The Haugh House is a two-story, Greek-Revival lodge I-house residential building with a standing-seam gabled roof, wrapped in weatherboard, built about 1855. It was added to the National Register of Historic Places on August 18, 2011.

It is in the center of the Cross Keys Battlefield in Rockingham County, Virginia. It has six-over-six windows with double-hung wooden sash, exposed floor and ceiling joists, a large center hall, original, interior chambered moldings and hand-planed partition walls. It originally included two limestone chimneys, but they were damaged during the Battle of Cross Keys, during the American Civil War and subsequently removed.

John Haugh purchased 80 acres of land from his father-in-law in 1844, and began farming it. In about 1855, the house was added. A two-story rear ell was added in about 1915, and several outbuildings were added from the 1920s on.

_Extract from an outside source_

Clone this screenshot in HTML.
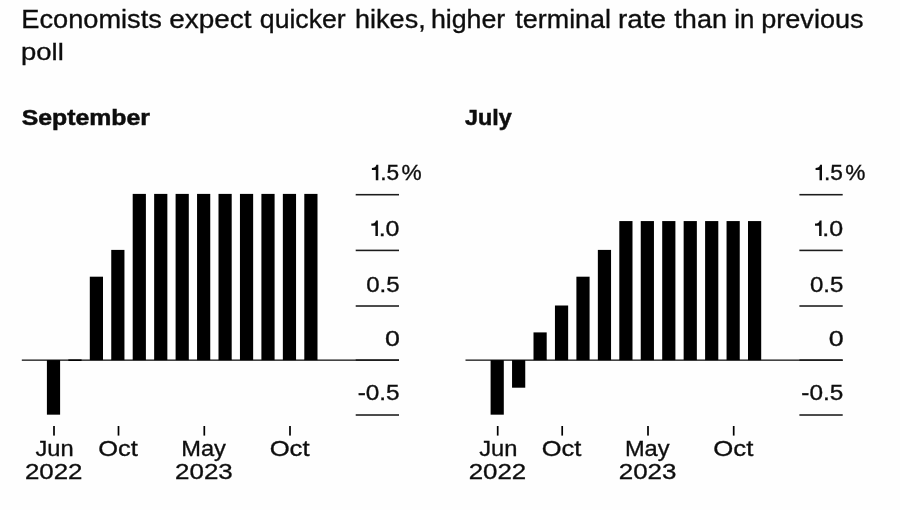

The front portion of the building is a two-story, single-pile antebellum log I-house built in the vernacular Greek Revival style, and remains largely intact. It is three bays on a continuous cut limestone foundation. It has seven windows with six-over-six, double-hung wooden sashes, the bay has three two-over-two double-hung wooden sashes. This portion of the building suffered significant structural damage from heavy shelling during the Battle of Cross Keys.

The second portion of the house, a two-story, balloon-framed ell was constructed about 1915. Electricity was added in the late 1930s.